REPUBLIKA.CO.ID, JAKARTA -- Deputi Bidang Perlindungan Khusus Anak Kementerian Pemberdayaan Perempuan dan Perlindungan Anak (Kemen PPPA) Nahar mengatakan, tuntutan hukuman mati yang disampaikan Jaksa Penuntut Umum dalam kasus Herry Wirawan mencerminkan bahwa tindakan terdakwa Herry merupakan suatu bentuk kejahatan yang serius.
"Tuntutan itu mencerminkan bahwa kasus yang dihadapi oleh 20 anak, baik korban maupun saksi dalam perkara HW ini menjadi kasus yang masuk kategori kejahatan serius. Oleh karena itu, maka salah satu indikasi bahwa ini kejahatan serius adalah jaksa memberikan tuntutan hukuman mati," kata Nahar dalam bincang media bertajuk "Penanganan Kasus HW" yang diikuti secara daring di Jakarta, Jumat (14/1/2022).
Nahar berharap, melalui proses hukum yang sedang berjalan, keadilan bisa diperoleh untuk anak-anak yang menjadi korban.
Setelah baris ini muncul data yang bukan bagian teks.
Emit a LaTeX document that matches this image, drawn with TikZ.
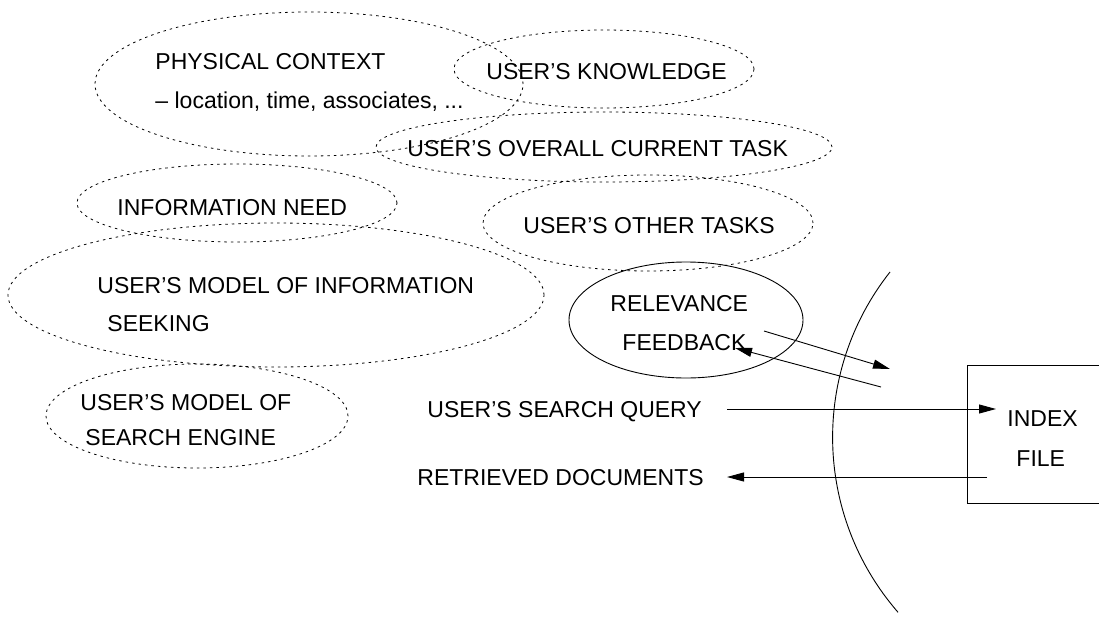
\documentclass[tikz,border=0pt]{standalone}
\usepackage{fontspec}
\setmainfont{Liberation Sans}
\usetikzlibrary{shapes.geometric,arrows.meta}

\begin{document}
\begin{tikzpicture}[x=1pt,y=-1pt,line width=0.9pt,
    every node/.style={font=\fontsize{23}{27}\selectfont,inner sep=0pt},
    cloud/.style={ellipse,draw,dash pattern=on 2.5pt off 4pt,line width=0.8pt},
    lbl/.style={anchor=base west},
    >={Triangle[length=17pt,width=9pt]}]
    \useasboundingbox (0,0) rectangle (1099,618);
    \clip (0,0) rectangle (1099,618);

    % context clouds
    \node[cloud,minimum width=428pt,minimum height=144pt](ctx)at(309,84){};
    \node[cloud,minimum width=300pt,minimum height=78pt](know)at(604,69){};
    \node[cloud,minimum width=456pt,minimum height=70pt](task)at(604,147){};
    \node[cloud,minimum width=320pt,minimum height=78pt](need)at(237,203){};
    \node[cloud,minimum width=330pt,minimum height=96pt](other)at(648,223){};
    \node[cloud,minimum width=536pt,minimum height=144pt](seek)at(276,295){};
    \node[cloud,minimum width=302pt,minimum height=104pt](engine)at(197,416){};
    \node[ellipse,draw,minimum width=234pt,minimum height=116pt](rel)at(686,320){};

    \node[lbl](ctxA)at(155,69){PHYSICAL CONTEXT};
    \node[lbl](ctxB)at(155,108){-- location, time, associates, ...};
    \node[lbl](knowT)at(486,79){USER'S KNOWLEDGE};
    \node[lbl](taskT)at(407,156){USER'S OVERALL CURRENT TASK};
    \node[lbl](needT)at(117,215){INFORMATION NEED};
    \node[lbl](otherT)at(523,233){USER'S OTHER TASKS};
    \node[lbl](seekA)at(97,293){USER'S MODEL OF INFORMATION};
    \node[lbl](seekB)at(107,331){SEEKING};
    \node[lbl](engA)at(80,410){USER'S MODEL OF};
    \node[lbl](engB)at(85,445){SEARCH ENGINE};
    \node[lbl](relA)at(610,311){RELEVANCE};
    \node[lbl](relB)at(622,350){FEEDBACK};
    \node[lbl](query)at(427,417){USER'S SEARCH QUERY};
    \node[lbl](docs)at(417,485){RETRIEVED DOCUMENTS};

    % index file
    \node[draw,minimum width=164pt,minimum height=138pt](box)at(1049,434){};
    \node[lbl](idxA)at(1007,426){INDEX};
    \node[lbl](idxB)at(1016,466){FILE};

    % interface
    \draw(890,272)arc[start angle=218.3,end angle=139,radius=266.7];

    \coordinate(q0)at(727,409); \coordinate(q1)at(996,409);
    \coordinate(d0)at(987,477); \coordinate(d1)at(727,477);
    \coordinate(f0)at(764,331); \coordinate(f1)at(890,369);
    \coordinate(g0)at(881,387); \coordinate(g1)at(735,348);
    \draw[->](q0)--(q1);
    \draw[->](d0)--(d1);
    \draw[->](f0)--(f1);
    \draw[->](g0)--(g1);
\end{tikzpicture}
\end{document}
Pasalnya, anak-anak ini mempunyai hak untuk hidup termasuk tidak melahirkan di masa yang tidak tepat.
Selain itu, hak-hak lain anak tersebut juga terancam tidak terpenuhi seperti hak-hak yang terkait kesehatan, pendidikan dan kebutuhan-kebutuhan lainnya. "Persoalan-persoalan lain di mana misalnya anak akhirnya menjadi tidak terpenuhi hak-hak lainnya, soal kesehatannya, soal pendidikannya dan kebutuhan-kebutuhan lainnya," katanya.
Pihaknya menambahkan, masih ada stigma buruk kepada korban, sehingga keluarga dan lingkungan belum bisa menerima keberadaan korban. "Akibat dari peristiwa ini, kemudian anak-anak menjadi terancam mengalami stigma, bahkan sampai pekan terakhir dari hari ini misalnya, masih ada upaya, proses dimana kami meyakinkan keluarga untuk bisa menerima, artinya bahwa ada masa dimana anak ini berada dalam situasi yang tidak bisa pulang karena tidak bisa diterima oleh keluarga dan lingkungannya, termasuk sekolahnya," katanya.
Oleh karena itu, selain memastikan proses hukum terhadap terdakwa terus berjalan, penting juga untuk memenuhi hak dan memberikan perlindungan terhadap korban.